I feel like I have all of the basics. Im a great communicator, confident in conversation, tall, have nice facial features, go to the gym regularly, have a masters degree… I even own my own home at 25 for crying out loud. Like what can possibly be so repulsive about me that women feel the need to be so flaky? Yes, I understand I’m not perfect, I understand there will always be something to improve. I also understand what I listed isn’t everything there is to being a good partner… but I don’t exactly think I’m not a catch either.

So what gives? Everyone’s advice here is to keep improving and improving and endlessly improving. Which is good, I’ll keep doing that for my sake. But the countless rejections, ghosting, and situationships is taking a toll. It feels like women dont want a genuine connection in the states anymore. I know its an issue in the states because when I visit my birth country (Argentina) me and all my friends who live there have a much easier and natural connection with women. It doesn’t even have to be flirtatious, it can be platonic. But obviously since I live in the states I can’t have a steady partner from another country. I need to date in the states.

So what advice would you give? If you need to bring me down to Earth please do but I’m giving my genuine perspective.

1 comment
  1. It’s so hard to tell from the internet what could be happening in your case.

    If you have such good luck with women from where you’re from, i’m tempted to say it might be a cultural difference?
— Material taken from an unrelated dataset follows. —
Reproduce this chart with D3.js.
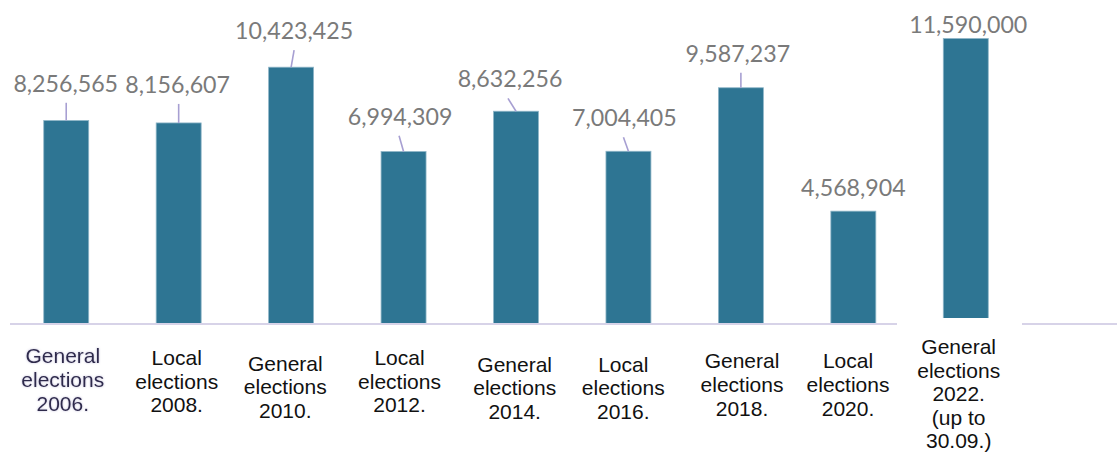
<!DOCTYPE html>
<html>
<head>
<meta charset="utf-8">
<script src="https://cdn.jsdelivr.net/npm/d3@7"></script>
<style>
  html, body { margin: 0; padding: 0; background: #ffffff; }
  svg { display: block; }
</style>
</head>
<body>
<svg id="chart" width="1117" height="453"></svg>
<script>
// Election rounds and the number of voters per round
const categories = [
  ["General", "elections", "2006."],
  ["Local", "elections", "2008."],
  ["General", "elections", "2010."],
  ["Local", "elections", "2012."],
  ["General", "elections", "2014."],
  ["Local", "elections", "2016."],
  ["General", "elections", "2018."],
  ["Local", "elections", "2020."],
  ["General", "elections", "2022.", "(up to", "30.09.)"]
];
const values = [8256565, 8156607, 10423425, 6994309, 8632256, 7004405, 9587237, 4568904, 11590000];

// Hand-placed value labels: [dx from bar centre, dy from bar top, leader dx or null]
const labelLayout = [
  [-0.5, -28.7, 0], [-1, -30, 0], [3, -28, 3], [-3.5, -26.7, -4.5], [-6, -23.8, -8],
  [-4, -25, -5], [-3, -26, 0], [0, -15.4, null], [2.5, -6, null]
];
// Baseline of the first line of each category label
const catLabelTop = [363.3, 365, 370.7, 365, 371.7, 371.7, 368.3, 368.3, 354];
const catLabelX = [62.8, 176.7, 285.3, 399.5, 514.7, 623.3, 742, 848, 958.7];

const svg = d3.select("#chart");
const baseY = 323.5;

const x = d3.scaleBand()
  .domain(d3.range(values.length))
  .range([10, 1022])
  .paddingInner(0.6)
  .paddingOuter(0.3);

const y = d3.scaleLinear()
  .domain([0, 11590000])
  .range([baseY, 38.5]);

const fmt = d3.format(",");

const defs = svg.append("defs");
const glow = defs.append("filter").attr("id", "softShadow")
  .attr("x", "-20%").attr("y", "-20%").attr("width", "140%").attr("height", "140%");
glow.append("feGaussianBlur").attr("in", "SourceAlpha").attr("stdDeviation", 1.2).attr("result", "b");
glow.append("feFlood").attr("flood-color", "#8d86b8").attr("flood-opacity", 0.55);
glow.append("feComposite").attr("in2", "b").attr("operator", "in").attr("result", "s");
const merge = glow.append("feMerge");
merge.append("feMergeNode").attr("in", "s");
merge.append("feMergeNode").attr("in", "SourceGraphic");

// Bars
svg.append("g").selectAll("rect")
  .data(values)
  .join("rect")
  .attr("x", (d, i) => x(i))
  .attr("y", d => y(d))
  .attr("width", x.bandwidth())
  .attr("height", d => y(0) - y(d))
  .attr("fill", "#2e7593")
  .attr("stroke", "#8fb6c8")
  .attr("stroke-width", 0.8);

// Category axis line
svg.append("line")
  .attr("x1", 10).attr("x2", 1117)
  .attr("y1", baseY + 0.5).attr("y2", baseY + 0.5)
  .attr("stroke", "#d7d3e8")
  .attr("stroke-width", 2);

// Leader lines from labels to bars
const cx = i => x(i) + x.bandwidth() / 2;
svg.append("g").selectAll("line")
  .data(values.map((v, i) => ({ v, i })).filter(d => labelLayout[d.i][2] !== null))
  .join("line")
  .attr("x1", d => cx(d.i) + labelLayout[d.i][2])
  .attr("y1", d => y(d.v) + labelLayout[d.i][1] + 11)
  .attr("x2", d => cx(d.i))
  .attr("y2", d => y(d.v))
  .attr("stroke", "#a79fd2")
  .attr("stroke-width", 1.6);

// Value labels
svg.append("g").selectAll("text")
  .data(values)
  .join("text")
  .attr("x", (d, i) => cx(i) + labelLayout[i][0])
  .attr("y", (d, i) => y(d) + labelLayout[i][1])
  .attr("text-anchor", "middle")
  .attr("font-family", "Lato, 'Open Sans', sans-serif")
  .attr("font-size", 23.2)
  .attr("fill", "#7a7a7a")
  .text(d => fmt(d));

// White backing behind the last category label
svg.append("rect")
  .attr("x", 897).attr("y", 318)
  .attr("width", 125).attr("height", 135)
  .attr("fill", "#ffffff");

// Category labels
const cat = svg.append("g").selectAll("text")
  .data(categories)
  .join("text")
  .attr("text-anchor", "middle")
  .attr("font-family", "'Liberation Sans', Arial, sans-serif")
  .attr("font-size", 21)
  .attr("fill", (d, i) => i === 0 ? "#2f2b4c" : "#111111")
  .attr("filter", (d, i) => i === 0 ? "url(#softShadow)" : null);

cat.selectAll("tspan")
  .data((d, i) => d.map((line, k) => ({ line, k, i })))
  .join("tspan")
  .attr("x", d => catLabelX[d.i])
  .attr("y", d => catLabelTop[d.i] + d.k * 23.6)
  .text(d => d.line);
</script>
</body>
</html>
    What would it look like if you just decided to not care as much for a while? As in, continue to try to go on dates and meet new people, but don’t really invest your feelings in it as much. If you approach it with an attitude of, “This person is nice, and I’d like more, but I don’t really care if nothing happens.” This may not solve the problem, but it will lessen the emotional blow and the hit to your ego. It’ll make it easier for you to keep moving forward and giving someone else a try.

    Also know that it may not be about how you look physically or what your stance in life is, or how “attractive” of a deal you are on paper. It may be a minutia of how you interact with these girls or how you operate in general.